What do Conservators do when separated from the archives and rare books they normally work on? One answer is that they make their own! Tony King, our Senior Manager Collections Care and Conservation, describes the process of creating a historic bookbinding.
The history of Western bookbinding stretches back to antiquity and has involved significant changes in the way books are bound, sometimes leading to obvious external differences but often not. Books are complex 3-dimensional objects and working out how a book was put together several hundred years ago requires a fair bit of detective work. Very few descriptions of life in the bindery have survived so the only way to really understand the processes involved is to make a new book using what we believe to be the techniques, tools and materials of the period.
Lockdown proved to be the perfect opportunity for me to learn more about a pivotal time in bookbinding history by making a binding model of a book from the 15th century. Luckily I had all the materials at home as this is something I had been meaning to do for a while!
The paper pages that would form the body of the book (textblock) were folded into gatherings of 6 sheets and then sewn together. The sewing thread passes along the inside of the folded gatherings and exits at the spine fold in several places to wrap around lengths of linen cord held vertically in a frame. Sewing proceeds along the spine until reaching the end of the gathering at which point the next gathering is placed on top and sewing jumps up to the new gathering and continues back along the spine travelling in the opposite direction.
With sewing complete the book is now a block of pages held together thanks to the linen cords that run across the spine. These cords will give the final book the characteristic raised spine band look often seen on older books. The ends of the cords are left long at this stage as they will be used to attach the boards later.
The next stage is to shape the wooden boards. British bindings of this period have boards generally made from oak and would be considered very thick by modern standards (8 -12mm) but they are often thinned and shaped near the edges to reduce the bulky appearance. The first part of the shaping process is to bevel the inner spine edge so it sits snugly up against the textblock shoulder. After planing the edge and achieving a good fit, the outer spine edge is rounded to give the finished book an evenly curved spine.
After a final shaping of the boards, holes are drilled to accommodate the cords which are secured in place by hammering oak pegs through the same hole. Once I was confident that the boards were securely attached, the pegs and cord were cut off flush with the face of the board.
The book is covered in white alum tawed calf skin, a material that is very much like leather but produced differently. During the covering process the book is ‘tied up’ whilst still damp with thin cord wrapped around the raised bands across the spine to ensure adhesion and leave decorative impressions when dry.
Headbands are the bands of wrapped thread that run across the top and bottom of the spine. In later books the headbands are tucked in where the covering material meets the textblock and the purpose is purely decorative. Early books can have elaborate headbands which are much more substantial and add a significant amount of support to the binding structure. The endband style I chose uses 2 different coloured linen threads wrapped around thin cores to produce a striped pattern.

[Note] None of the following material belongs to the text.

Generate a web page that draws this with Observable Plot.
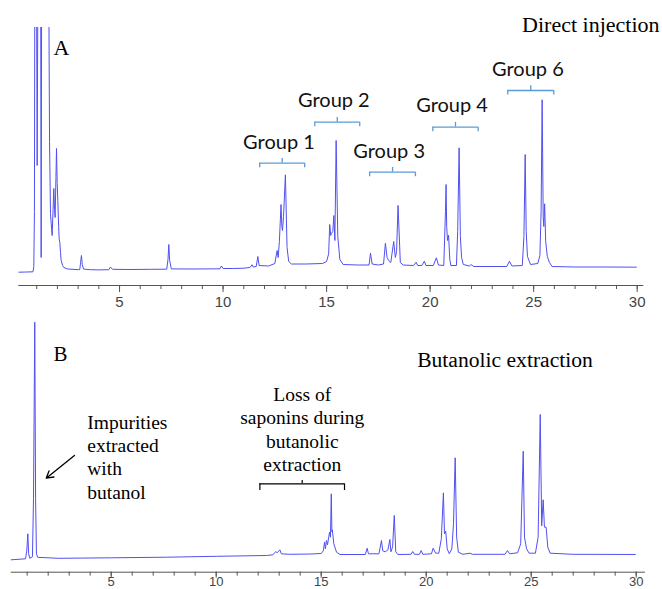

Books in our collection from the 15th century are incredibly precious and need careful handling so it is only by making a model that we get to experience how these object felt to the readers of the time before they became fragile. The great surprise is that despite how chunky these books look and how substantial all the components are, they are extremely flexible and must have been a pleasure to read. Upon releasing the slight tension on the brass clasps the book wants to open and will happily lie completely flat. The action of opening the book flat causes the pages to fan out allowing you to read right into the spine folds.
The bookbinders from this period and earlier were masters of the craft with a deep understanding of what was required of a book structure and how to achieve it; each component of the book contributing towards something that not only functions extremely well but protects the contents. These bindings represent a high water mark in terms of quality which would gradually decline in the coming centuries as increasing economic pressure and changing fashions forced binders to find cheaper and quicker ways of making books where external decoration was more important than function and longevity.